◆ Aim
List all the lines in these records that hold "this".
--- Start of Raw records ---
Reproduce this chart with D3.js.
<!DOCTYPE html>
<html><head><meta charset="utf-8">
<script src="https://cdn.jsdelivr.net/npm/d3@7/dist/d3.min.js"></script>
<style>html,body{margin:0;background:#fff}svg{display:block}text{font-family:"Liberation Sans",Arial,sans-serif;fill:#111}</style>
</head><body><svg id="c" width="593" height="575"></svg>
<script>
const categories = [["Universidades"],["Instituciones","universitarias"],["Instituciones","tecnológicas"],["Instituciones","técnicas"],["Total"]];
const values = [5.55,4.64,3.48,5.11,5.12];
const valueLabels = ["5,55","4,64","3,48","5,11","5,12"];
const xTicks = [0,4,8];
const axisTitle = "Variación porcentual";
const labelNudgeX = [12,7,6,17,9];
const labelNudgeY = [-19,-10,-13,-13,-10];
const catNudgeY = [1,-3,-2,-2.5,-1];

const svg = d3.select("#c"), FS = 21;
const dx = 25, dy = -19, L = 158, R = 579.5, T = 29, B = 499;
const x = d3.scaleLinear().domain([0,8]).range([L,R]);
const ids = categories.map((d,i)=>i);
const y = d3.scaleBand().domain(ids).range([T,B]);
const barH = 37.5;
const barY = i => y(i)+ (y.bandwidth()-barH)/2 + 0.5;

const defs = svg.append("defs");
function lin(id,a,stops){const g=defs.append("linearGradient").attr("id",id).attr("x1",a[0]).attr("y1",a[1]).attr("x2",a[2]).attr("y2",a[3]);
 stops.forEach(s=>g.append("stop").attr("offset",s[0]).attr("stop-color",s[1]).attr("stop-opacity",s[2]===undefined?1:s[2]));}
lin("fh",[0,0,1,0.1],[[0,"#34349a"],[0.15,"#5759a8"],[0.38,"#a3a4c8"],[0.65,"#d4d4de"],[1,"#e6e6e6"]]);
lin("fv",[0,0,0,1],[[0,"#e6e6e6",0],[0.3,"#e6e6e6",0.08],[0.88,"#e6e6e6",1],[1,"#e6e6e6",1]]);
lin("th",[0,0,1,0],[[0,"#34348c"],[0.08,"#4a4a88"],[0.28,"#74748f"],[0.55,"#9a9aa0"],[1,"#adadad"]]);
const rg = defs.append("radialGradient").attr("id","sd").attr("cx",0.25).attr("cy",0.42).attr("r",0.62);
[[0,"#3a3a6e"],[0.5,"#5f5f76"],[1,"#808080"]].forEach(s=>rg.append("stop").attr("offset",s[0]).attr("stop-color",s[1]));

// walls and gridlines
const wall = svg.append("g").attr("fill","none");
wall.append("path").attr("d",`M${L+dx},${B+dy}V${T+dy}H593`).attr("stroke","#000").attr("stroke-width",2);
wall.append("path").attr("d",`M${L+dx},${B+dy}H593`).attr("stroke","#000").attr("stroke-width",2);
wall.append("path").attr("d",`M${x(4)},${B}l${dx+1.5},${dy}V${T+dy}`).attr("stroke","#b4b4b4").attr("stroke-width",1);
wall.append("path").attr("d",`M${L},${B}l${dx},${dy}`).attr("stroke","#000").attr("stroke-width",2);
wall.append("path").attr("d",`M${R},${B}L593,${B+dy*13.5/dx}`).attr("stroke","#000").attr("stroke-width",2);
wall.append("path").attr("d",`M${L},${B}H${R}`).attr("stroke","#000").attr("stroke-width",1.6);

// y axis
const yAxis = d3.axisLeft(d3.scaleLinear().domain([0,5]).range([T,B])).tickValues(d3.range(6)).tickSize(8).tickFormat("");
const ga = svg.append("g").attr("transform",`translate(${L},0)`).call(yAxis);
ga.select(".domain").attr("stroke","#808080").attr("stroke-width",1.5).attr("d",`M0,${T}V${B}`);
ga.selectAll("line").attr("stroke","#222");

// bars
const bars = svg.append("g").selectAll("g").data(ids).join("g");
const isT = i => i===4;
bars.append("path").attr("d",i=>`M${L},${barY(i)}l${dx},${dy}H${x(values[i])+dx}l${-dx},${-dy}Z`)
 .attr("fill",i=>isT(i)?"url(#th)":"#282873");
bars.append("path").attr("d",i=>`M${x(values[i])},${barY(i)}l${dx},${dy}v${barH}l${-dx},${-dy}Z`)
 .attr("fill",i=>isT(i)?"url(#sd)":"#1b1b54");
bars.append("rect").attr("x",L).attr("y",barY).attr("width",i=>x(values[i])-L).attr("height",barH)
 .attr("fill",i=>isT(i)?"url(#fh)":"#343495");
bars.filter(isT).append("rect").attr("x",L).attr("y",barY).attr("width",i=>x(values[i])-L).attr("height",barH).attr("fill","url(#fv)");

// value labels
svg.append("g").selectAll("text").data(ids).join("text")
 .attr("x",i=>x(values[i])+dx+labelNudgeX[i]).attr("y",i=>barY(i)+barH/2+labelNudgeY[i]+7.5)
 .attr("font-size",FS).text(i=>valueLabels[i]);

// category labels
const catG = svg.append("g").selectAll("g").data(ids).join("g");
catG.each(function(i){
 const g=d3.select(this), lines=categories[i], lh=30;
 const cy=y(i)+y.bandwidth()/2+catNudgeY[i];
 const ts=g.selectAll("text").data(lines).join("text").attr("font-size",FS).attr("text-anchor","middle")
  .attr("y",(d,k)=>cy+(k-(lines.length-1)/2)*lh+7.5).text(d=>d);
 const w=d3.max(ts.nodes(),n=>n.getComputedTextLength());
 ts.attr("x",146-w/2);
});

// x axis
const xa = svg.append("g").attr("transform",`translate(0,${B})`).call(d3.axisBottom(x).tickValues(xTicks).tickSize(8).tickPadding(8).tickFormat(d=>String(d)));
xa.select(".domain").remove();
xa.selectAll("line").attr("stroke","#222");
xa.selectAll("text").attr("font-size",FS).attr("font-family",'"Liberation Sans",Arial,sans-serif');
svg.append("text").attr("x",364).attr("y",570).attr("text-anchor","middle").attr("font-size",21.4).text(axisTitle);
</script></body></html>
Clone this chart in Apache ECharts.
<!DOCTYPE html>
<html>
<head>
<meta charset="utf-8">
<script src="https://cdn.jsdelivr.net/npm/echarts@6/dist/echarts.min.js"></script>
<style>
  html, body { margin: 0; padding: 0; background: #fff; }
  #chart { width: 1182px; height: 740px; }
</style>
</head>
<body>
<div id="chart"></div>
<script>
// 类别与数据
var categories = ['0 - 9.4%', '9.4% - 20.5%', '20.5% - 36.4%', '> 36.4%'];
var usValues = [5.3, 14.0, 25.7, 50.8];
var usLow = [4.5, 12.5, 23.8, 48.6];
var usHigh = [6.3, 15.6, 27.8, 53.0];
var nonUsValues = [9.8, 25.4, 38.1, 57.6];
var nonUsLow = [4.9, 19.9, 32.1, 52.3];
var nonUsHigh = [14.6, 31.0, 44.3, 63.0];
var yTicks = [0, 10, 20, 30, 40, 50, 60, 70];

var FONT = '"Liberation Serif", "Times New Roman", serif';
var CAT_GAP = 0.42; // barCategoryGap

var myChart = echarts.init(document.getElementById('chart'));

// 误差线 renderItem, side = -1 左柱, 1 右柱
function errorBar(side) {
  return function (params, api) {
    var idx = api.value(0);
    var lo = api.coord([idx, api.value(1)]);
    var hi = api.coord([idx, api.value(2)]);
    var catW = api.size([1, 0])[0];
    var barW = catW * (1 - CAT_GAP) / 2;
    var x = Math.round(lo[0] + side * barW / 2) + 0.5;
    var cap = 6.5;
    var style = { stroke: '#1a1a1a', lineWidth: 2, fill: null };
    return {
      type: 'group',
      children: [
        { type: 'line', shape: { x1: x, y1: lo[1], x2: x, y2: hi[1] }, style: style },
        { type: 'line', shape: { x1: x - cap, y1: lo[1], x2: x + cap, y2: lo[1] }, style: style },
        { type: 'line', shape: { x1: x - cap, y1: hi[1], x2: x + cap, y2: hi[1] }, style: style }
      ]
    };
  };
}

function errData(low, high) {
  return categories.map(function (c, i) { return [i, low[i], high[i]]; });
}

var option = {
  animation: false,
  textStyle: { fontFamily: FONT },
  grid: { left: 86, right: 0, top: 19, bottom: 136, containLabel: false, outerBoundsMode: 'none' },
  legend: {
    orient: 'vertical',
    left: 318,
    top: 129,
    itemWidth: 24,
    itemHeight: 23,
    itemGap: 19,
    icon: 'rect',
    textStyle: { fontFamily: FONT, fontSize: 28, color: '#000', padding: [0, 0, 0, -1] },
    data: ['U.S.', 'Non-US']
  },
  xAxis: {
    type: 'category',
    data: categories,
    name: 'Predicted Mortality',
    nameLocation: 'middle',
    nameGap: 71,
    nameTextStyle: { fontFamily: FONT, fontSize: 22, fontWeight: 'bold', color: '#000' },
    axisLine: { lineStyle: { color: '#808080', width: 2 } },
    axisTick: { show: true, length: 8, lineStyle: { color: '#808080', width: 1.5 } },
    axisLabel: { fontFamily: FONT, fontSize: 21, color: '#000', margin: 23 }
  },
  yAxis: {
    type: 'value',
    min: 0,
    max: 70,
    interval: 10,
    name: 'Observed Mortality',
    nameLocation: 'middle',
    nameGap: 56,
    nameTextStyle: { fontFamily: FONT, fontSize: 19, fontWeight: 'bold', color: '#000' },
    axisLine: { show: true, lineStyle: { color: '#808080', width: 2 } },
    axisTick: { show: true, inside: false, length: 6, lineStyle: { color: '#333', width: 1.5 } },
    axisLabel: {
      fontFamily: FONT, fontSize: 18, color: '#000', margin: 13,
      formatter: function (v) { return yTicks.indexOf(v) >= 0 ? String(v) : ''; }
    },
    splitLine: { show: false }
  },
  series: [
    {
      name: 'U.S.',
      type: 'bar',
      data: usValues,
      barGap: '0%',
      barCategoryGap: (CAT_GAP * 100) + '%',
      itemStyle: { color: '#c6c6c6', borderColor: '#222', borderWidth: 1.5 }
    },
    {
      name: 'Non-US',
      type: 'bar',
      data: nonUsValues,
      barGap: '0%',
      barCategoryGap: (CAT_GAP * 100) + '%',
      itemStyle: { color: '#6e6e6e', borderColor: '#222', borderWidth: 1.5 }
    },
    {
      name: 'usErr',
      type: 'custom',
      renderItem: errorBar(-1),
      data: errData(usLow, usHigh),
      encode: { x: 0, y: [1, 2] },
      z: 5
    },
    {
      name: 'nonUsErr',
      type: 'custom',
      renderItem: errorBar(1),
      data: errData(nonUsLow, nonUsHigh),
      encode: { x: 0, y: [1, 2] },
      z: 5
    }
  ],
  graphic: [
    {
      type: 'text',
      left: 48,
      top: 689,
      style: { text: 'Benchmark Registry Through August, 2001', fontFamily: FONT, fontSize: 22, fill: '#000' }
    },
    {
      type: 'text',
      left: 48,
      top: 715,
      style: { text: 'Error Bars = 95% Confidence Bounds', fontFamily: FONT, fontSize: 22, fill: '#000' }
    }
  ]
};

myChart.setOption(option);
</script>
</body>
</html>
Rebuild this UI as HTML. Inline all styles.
--- End of Raw records ---
◆ Task output
Reproduce this chart with D3.js.
 const g=d3.select(this), lines=categories[i], lh=30;
Clone this chart in Apache ECharts.
Rebuild this UI as HTML. Inline all styles.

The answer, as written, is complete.